A visita acabou por voltar ao lugar, mas continuou em silêncio. O padre sentou-se a seu lado, pegou num rosário e principiou a rezar em surdina. Depois:

- Peço desculpa senhor padre, mas este não é o meu lugar… - teimou.

- Posso saber porquê?

- Porque há muito que me separei da fé, de Deus, da igreja…

- Isso pensa o meu amigo… E de tal forma está enganado que entrou assim… sem ninguém o chamar… Creio eu!

- Pois é verdade… mas continuo longe de crendices.

- Também eu… Mas crendices não é fé!

Voltou a baixar a cabeça e de repente romperam os olhos num mar pessoano. O padre aguardou que as lágrimas saíssem para voltar ao diálogo:

- Conte-me o que tanto o amargura?

- V… venho do hospital onde o meu filho de cinco anos acaba de falecer. Há seis meses foi diagnosticado com uma doença raríssima. Muitos tratamentos, mas nenhum deles mostrou ser eficaz. E hoje partiu…

- Lamento saber isso…

- A minha mãe era uma fervorosa católica. De tal forma que desde muito cedo fiz tudo o que poderia fazer: catequese, primeira comunhão, comunhão solene e só não fiz a crisma por já andar longe da fé! Será que agora estou a ser punido por isso?

- Nem por sombras. Não pense nisso! Deus é magnânimo…

- Então se o é, como diz, magnânimo, Ele que traga o meu filho!

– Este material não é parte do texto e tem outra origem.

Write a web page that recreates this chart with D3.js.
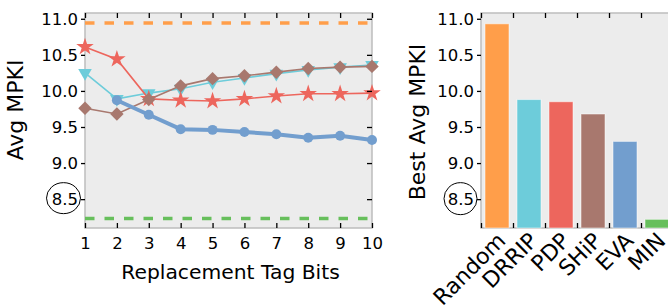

O padre ergueu-se do banco e deu uns passos até à entrada. Depois olhou o Sol que se punha no horizonte e declarou com solenidade:

- A vida terrena é repleta de mistérios e incertezas. E nem tudo está nas mãos de Deus!

- Então está na mão de quem? Diga-me senhor padre.

- O que lhe irei dizer pode não ser o que gostaria de ouvir, mas o seu filho pode ser um instrumento de Deus.

- Como assim?

- O seu filho pode ser a estrela da sua vida.

- Que vida será a minha sem o meu rapaz?

Desta vez o padre aproximou-se do altar para dizer em tom de catequista:

- Quem nasce tem de partir um dia. Porém só Deus sabe quando será esse dia para cada um de nós. Hoje foi o seu filho, amanhã será o filho de outro desconhecido. Depois de amanhã o filho de outro qualquer. A sua dor é compreensível, mas mesmo não acreditando, como diz, num Deus acolhedor a partir de agora terá alguém a velar por si.

- A velar por mim? Coitadinho… nem por si soube velar!

- Engana-se, pois foi a luz divina do seu menino que o trouxe aqui a esta capela e ao pé de mim. Seria bom que nunca se esquecesse disso!